You can find application logs on S3 at a path like altus-lda-example-log-archive-bucket/AltusLDAExample-cluster-xxxxxxxx-xxxx-xxxx-xxxx-xxxxxxxxxxxx/hdfs/logs.

Note: Above, AWS credentials are specified on the command line. This means they may be logged, and visible to users who can browse the job's log files. For alternative ways of specifying credentials, see https://www.cloudera.com/documentation/enterprise/latest/topics/spark_s3.html .

Bonus: Altus CLI

If you left the cluster running, or, already have a cluster running in Altus, you can even launch this job from the command line, and from within the Workbench Terminal, too.

First pip install altuscli to get access to the latest Altus CLI tools.

You will also need an Altus Access Key (separate from AWS) in order to invoke Altus commands from the command line. In the Altus console, navigate to "My Account" at the top right. Under "Access Keys", choose "Generate Access Key". You will get an Access Key and Secret Key. Save the secret key! Or keep the window open.

In Terminal, altus configure and enter your Altus Access Key and Secret Key.

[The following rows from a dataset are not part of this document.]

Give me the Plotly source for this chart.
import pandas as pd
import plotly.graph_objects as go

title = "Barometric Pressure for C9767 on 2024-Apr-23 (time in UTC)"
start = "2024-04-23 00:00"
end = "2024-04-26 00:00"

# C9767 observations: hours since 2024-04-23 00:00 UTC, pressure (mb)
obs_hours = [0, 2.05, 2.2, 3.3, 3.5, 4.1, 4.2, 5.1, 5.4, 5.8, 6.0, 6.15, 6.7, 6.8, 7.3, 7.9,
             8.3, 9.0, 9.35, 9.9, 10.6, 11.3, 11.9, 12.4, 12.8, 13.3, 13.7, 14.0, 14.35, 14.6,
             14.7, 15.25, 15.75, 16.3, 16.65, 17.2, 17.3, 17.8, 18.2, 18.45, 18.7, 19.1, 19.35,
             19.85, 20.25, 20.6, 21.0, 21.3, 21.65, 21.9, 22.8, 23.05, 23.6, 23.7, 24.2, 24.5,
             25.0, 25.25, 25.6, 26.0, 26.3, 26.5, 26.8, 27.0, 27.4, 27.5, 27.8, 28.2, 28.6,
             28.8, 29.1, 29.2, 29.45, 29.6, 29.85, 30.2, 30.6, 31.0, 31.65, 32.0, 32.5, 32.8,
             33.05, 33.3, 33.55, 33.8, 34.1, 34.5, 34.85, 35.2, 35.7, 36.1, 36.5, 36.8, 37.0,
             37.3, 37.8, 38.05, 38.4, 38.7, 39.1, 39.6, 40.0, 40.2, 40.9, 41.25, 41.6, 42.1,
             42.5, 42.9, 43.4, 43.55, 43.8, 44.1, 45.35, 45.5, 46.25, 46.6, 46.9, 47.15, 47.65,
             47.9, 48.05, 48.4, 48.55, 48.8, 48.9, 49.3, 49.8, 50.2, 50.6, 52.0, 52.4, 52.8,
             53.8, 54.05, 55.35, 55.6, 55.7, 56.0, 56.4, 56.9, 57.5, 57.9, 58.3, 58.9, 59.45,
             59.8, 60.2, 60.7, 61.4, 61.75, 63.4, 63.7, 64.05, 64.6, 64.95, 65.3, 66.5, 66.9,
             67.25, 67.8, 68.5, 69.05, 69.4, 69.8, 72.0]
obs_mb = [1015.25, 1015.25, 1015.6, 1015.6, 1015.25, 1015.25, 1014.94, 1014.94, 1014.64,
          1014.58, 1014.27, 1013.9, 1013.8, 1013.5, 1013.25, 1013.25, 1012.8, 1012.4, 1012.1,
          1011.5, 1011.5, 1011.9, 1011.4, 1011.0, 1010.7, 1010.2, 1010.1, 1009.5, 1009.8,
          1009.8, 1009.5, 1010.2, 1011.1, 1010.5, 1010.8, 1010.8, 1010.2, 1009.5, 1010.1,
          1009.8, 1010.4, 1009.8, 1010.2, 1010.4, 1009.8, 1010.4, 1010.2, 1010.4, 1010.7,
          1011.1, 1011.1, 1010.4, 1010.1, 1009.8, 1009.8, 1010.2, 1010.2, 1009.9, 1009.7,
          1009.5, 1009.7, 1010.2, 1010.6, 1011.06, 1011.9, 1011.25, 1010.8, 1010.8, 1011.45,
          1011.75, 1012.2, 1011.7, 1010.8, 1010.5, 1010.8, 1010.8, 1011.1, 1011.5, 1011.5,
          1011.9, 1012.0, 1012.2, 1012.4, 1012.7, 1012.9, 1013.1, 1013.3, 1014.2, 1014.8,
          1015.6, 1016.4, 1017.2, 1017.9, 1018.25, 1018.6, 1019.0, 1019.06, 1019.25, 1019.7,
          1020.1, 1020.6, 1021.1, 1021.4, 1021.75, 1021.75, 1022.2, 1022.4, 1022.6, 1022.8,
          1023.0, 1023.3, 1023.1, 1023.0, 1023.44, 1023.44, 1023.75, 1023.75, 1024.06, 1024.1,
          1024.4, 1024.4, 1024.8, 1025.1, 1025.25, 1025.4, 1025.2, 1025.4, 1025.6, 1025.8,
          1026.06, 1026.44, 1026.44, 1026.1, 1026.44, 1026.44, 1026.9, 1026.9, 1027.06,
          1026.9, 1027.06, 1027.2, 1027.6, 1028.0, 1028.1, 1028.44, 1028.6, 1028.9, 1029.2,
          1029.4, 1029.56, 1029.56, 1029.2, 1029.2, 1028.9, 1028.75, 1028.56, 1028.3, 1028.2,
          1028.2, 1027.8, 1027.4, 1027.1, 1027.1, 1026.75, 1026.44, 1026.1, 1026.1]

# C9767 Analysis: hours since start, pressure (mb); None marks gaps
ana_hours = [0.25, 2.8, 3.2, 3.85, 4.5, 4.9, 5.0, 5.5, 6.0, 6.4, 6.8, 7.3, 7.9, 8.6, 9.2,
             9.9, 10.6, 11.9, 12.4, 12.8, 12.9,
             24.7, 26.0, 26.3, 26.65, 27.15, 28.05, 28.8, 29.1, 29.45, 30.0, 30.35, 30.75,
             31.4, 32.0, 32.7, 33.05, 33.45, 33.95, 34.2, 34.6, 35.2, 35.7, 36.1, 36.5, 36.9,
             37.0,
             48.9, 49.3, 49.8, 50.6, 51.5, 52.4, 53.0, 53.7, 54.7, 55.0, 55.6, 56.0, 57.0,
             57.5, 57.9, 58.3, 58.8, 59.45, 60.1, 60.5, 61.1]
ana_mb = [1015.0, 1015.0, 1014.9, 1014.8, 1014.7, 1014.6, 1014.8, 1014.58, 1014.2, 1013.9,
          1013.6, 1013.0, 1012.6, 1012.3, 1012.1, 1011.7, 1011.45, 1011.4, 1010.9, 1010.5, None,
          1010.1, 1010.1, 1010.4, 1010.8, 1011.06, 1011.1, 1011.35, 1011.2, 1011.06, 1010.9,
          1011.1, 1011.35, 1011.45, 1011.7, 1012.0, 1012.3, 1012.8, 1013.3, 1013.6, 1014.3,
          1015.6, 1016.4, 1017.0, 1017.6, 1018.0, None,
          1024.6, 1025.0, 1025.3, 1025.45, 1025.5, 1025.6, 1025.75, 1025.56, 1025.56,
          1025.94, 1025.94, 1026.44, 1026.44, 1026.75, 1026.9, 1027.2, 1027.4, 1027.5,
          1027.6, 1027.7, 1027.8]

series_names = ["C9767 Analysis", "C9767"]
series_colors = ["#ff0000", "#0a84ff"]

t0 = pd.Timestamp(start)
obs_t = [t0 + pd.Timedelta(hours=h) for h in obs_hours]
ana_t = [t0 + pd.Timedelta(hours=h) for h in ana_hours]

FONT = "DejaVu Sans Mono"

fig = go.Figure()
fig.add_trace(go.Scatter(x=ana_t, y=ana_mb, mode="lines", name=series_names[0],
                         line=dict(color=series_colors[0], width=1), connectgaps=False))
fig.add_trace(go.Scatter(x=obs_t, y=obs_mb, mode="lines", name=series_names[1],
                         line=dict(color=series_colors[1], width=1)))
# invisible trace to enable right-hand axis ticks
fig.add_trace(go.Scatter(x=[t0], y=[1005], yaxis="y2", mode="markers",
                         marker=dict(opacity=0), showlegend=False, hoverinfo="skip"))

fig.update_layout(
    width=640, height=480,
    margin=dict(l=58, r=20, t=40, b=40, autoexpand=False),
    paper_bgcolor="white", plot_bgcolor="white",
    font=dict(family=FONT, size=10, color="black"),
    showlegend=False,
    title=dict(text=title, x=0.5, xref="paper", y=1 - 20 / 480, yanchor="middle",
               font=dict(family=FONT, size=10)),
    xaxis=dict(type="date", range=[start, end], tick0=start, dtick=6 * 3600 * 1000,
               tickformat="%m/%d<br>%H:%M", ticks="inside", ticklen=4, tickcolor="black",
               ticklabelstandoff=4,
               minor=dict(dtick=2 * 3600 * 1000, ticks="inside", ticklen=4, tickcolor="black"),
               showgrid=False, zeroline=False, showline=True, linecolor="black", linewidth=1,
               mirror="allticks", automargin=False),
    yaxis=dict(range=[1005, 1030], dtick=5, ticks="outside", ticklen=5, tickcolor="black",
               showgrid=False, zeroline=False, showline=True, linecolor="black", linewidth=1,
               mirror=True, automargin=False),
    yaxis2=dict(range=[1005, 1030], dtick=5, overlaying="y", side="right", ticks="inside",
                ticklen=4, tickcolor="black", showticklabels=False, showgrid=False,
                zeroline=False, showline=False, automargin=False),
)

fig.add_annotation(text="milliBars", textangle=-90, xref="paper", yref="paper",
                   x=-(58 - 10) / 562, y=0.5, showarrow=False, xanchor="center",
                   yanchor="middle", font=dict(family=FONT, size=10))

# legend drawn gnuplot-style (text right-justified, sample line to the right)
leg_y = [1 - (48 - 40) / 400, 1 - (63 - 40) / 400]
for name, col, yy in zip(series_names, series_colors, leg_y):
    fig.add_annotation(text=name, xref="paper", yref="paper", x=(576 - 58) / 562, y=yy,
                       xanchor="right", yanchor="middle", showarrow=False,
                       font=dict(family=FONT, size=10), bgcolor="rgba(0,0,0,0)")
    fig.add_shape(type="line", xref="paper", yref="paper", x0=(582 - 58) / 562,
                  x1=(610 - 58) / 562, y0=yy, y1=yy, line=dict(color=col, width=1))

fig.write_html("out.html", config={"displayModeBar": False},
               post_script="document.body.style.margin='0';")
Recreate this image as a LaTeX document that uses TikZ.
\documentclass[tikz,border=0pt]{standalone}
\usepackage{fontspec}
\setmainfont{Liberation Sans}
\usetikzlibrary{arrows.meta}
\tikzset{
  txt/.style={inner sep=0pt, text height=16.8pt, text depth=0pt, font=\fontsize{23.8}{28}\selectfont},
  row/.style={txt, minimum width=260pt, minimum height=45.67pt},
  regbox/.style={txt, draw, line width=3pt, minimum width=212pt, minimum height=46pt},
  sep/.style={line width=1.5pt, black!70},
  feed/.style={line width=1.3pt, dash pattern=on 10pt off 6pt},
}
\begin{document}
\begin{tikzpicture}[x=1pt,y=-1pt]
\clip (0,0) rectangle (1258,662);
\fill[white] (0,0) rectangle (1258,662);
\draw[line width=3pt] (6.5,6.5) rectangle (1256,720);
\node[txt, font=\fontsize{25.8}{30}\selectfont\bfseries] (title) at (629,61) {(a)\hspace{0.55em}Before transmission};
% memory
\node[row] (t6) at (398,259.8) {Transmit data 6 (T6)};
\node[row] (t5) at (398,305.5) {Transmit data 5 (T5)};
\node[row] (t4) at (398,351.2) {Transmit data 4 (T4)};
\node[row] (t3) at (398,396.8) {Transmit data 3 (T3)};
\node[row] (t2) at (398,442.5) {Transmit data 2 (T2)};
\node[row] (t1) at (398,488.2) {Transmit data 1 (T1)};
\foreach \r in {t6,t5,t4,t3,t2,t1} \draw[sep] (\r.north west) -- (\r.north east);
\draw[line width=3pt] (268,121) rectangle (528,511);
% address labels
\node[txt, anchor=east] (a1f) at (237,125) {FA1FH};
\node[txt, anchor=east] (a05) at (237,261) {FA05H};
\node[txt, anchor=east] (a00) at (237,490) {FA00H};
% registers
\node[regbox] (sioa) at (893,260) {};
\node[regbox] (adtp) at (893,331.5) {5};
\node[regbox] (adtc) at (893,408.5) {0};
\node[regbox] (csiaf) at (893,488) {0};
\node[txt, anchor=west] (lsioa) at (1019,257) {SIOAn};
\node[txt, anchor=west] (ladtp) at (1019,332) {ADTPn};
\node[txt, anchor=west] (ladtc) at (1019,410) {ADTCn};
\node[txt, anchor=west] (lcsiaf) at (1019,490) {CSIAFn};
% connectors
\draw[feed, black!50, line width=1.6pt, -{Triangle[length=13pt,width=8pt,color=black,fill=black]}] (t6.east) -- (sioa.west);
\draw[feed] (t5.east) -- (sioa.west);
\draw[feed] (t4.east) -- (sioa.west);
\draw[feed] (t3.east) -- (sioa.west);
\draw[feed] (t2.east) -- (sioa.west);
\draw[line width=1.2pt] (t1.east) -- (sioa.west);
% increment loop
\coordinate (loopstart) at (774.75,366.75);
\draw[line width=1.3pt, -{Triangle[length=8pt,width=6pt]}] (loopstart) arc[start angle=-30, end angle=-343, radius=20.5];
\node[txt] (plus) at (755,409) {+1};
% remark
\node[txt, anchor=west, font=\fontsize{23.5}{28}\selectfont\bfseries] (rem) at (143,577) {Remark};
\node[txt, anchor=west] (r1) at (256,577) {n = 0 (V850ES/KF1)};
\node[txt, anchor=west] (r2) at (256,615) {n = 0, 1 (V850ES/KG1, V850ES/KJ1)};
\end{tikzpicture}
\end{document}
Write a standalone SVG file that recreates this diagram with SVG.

At this point, it should be possible to submit a new job with:

altus dataeng submit-jobs \
 --cluster-name AltusLDAExample-cluster \
 --jobs '{ "name": "AltusLDAExample",
           "sparkJob": {
             "jars": [
             "applicationArguments": "...",
             "sparkArguments": "...",
             "mainClass": "altus.AltusLDARunner"

The list-jobs and terminate-jobs can be used to manage jobs from the CLI; try altus dataeng help. It's even possible to create clusters from the command line!